As he drove north, I spoke to him on his car phone. Now since the introduction of digital phones a few years ago, I had thought the distortion that one could get with the original mobile phones had gone. Apparently not.

Despite his acknowledging very clearly the point I put to him about how vital it was to protect our investment in fishing so that when we could have a realistic opportunity to catch fish in future, he now delivers a package to slash and burn our industry.

Fewer boats means fewer fishermen, means fewer on-shore jobs, means fewer weans growing up with an assured future.

And the irony is that by failing to buy back licences and quota, these will end up in foreign hands. We could watch others catch our fish in years to come.

Forty Million pounds to buy back boats will secure a ‘pension’ for the lucky skippers, make the banks happy to get their loans paid off, but leave fishermen and community to carry the burden.

So what did I ask for?

I thought about all those shore-based industries that can’t diversify. If you make ice for the boats and there are no boats, who will buy your ice? If you make fish boxes and there are no fish, who will use your boxes? If you supply the food for a crew, who will eat it now?

A business rates holiday would help. But the Council would need more money to fund that. Jack says that’s an interesting idea.

A rent holiday for companies using Council or Enterprise company factories or offices. I have seen some of the business books of companies. Cash flow might, just might, balance with this help. Jack says that’s an interesting idea.

And a cheeky request for half a million to bring broadband to our area is not rejected either.

But as my mother used to say when I seem not to hear her as a bairn, “I used to think you were hard of hearing but now I know it’s hard of heeding.”

Listen up Jack, it’s now you that seem hard of heeding.

Cattle Numbers

As if our communities were not being hit hard enough by an EU-imposed fishing crisis, there are also indications that revision of the Common Agricultural Policy may also hit us hard.

Now it has long been accepted that the CAP is a mess. It produces food – and astonishingly in this day and age, subsidised tobacco – a deal of which finds no buyer.

The farmer of the future needs to be a steward of the countryside, and to be paid as one. But the move from production to protecting our rural environment needs to be managed to allow farmers to make the change.

But there is some good news. Average farm incomes across Scotland have risen from £6,000 in 2000-01 to a projected £10,500 in 2001-02. But adverts on the back of Edinburgh buses tell MSPs that their drivers can make £18,500 a year. That puts into perspective the limited reward for farmers’ long hours and financial risk.

And as if things are not bad enough cattle farmers are having trouble getting their money too.

The British Cattle Movement service is, if you will forgive me, making a right ‘cod’ of it. Data are lost, or not entered into their computer system, or allocated to the wrong farmer.

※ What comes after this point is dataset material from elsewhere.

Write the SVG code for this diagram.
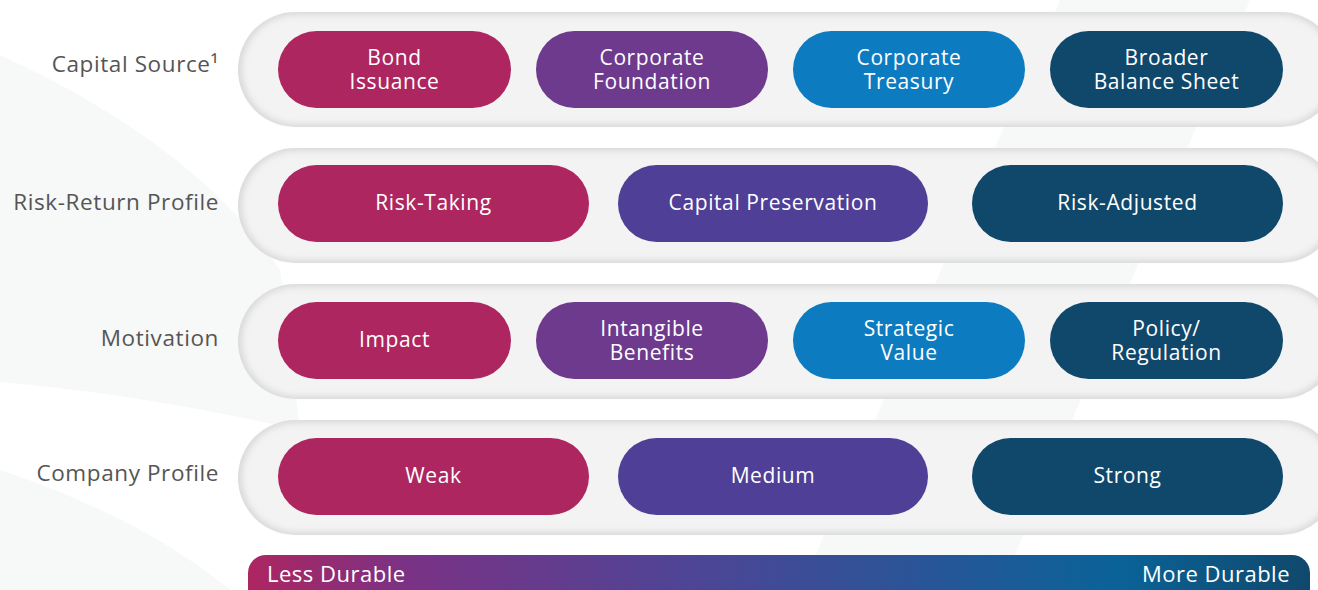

Then when farmers apply for cattle slaughter premiums and the like – a refusal to pay.

That is why I spoke in Parliament last week in an attempt to get it sorted.

Amendment 92C

The Land Reform Act it now is. After enormous effort we finally got there.

And only one minor procedural glitch. A Labour member seemed to be missing from the chamber when their amendment to the Bill came up for debate.

So the Presiding Officer asked the SNP to move it. We were happy to do so.

Then the Labour MSP voted against it! Parliamentary democracy at work.

15 January 2003

New Year Resolutions?

It is 2003 and fishing continues to dominate. In fact I share with colleagues a commitment to make it a key issue in the Scottish Election that is only a couple of months away.

But if turnout at the election is not high enough, the credibility of any fishing campaign would be damaged.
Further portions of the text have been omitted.